• SOGEB and Leoncom sign deal to cross-market international broadband capacity
• Agreement enables mutual access at Pamelap cross-border exchange point
• Partnership aims to lower costs, improve connectivity, and expand bandwidth
Guinea and Sierra Leone have signed a new agreement to advance regional digital integration by jointly exploiting their fiber optic networks. On Thursday, 12 June, Guinea’s Backbone Management Company (SOGEB) and Sierra Leone’s national fiber optic operator, Leoncom, concluded a deal in Conakry to cross-market their international broadband capacities.
The agreement grants each operator reciprocal access to the other’s national fiber infrastructure through the cross-border exchange point at Pamelap, on the Guinea–Sierra Leone border.
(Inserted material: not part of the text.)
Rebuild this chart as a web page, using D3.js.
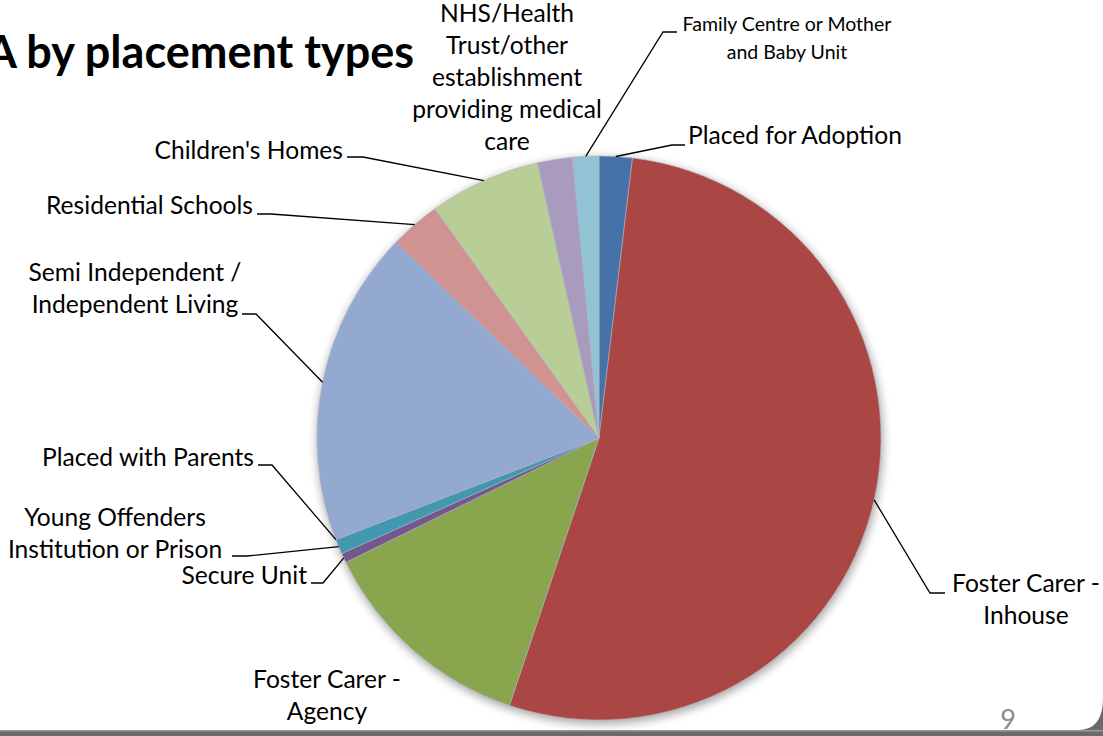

It establishes a resource-sharing framework to optimize use of existing infrastructure and expand access to international fiber capacity.
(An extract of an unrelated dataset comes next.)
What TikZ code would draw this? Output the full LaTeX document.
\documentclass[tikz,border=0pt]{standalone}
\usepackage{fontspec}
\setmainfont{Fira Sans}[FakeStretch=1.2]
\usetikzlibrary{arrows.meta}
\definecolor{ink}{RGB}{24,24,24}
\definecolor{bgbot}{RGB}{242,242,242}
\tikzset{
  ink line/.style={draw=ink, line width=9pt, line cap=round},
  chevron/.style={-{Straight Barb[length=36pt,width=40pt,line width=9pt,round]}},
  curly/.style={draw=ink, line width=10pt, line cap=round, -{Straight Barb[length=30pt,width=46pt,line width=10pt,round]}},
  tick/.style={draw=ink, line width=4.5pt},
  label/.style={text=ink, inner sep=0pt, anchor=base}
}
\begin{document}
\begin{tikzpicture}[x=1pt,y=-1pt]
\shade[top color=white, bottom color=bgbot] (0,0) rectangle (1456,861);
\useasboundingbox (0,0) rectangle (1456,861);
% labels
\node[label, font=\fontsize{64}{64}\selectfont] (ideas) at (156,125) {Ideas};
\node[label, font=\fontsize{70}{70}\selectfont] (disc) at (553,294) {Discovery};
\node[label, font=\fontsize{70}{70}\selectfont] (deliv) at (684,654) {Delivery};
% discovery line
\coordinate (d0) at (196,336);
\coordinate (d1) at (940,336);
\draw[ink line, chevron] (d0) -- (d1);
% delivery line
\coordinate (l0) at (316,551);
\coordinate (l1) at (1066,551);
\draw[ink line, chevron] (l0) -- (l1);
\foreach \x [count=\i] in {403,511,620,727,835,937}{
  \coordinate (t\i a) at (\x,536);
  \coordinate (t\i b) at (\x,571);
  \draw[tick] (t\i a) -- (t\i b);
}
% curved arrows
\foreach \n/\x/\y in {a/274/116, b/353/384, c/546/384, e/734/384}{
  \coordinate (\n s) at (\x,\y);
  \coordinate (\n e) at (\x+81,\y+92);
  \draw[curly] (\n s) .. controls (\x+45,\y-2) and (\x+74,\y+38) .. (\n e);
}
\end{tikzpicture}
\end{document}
This move is intended to boost digital interconnection between the two West African countries, with the promise of more stable, affordable, and competitive broadband services for telecom providers, businesses, and public institutions.
The deal builds on a bilateral interconnection agreement signed by both governments on 22 November 2024. It reflects ECOWAS’s broader push for regional digital integration amid persistent disparities in telecom infrastructure development.
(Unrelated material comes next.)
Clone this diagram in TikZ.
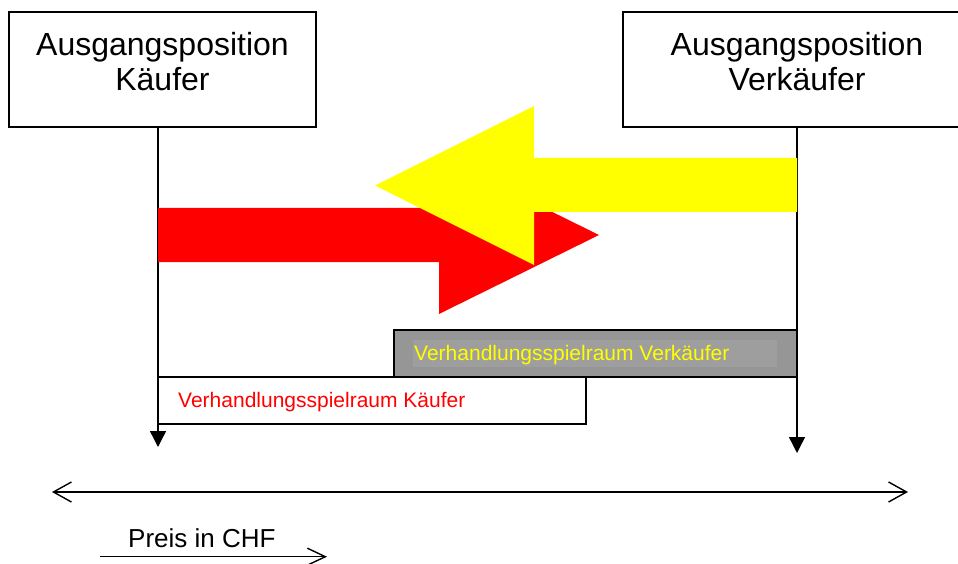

As of early 2025, Guinea had an internet penetration rate of 26.5% (3.96 million users), while Sierra Leone stood at 20.7% (1.80 million users), according to Datareportal.
The SOGEB–Leoncom partnership is expected to improve network redundancy, reduce service disruptions, and expand bandwidth. Over time, this could lower connectivity costs, increase digital adoption, and support new services in areas such as e-government, education, and healthcare.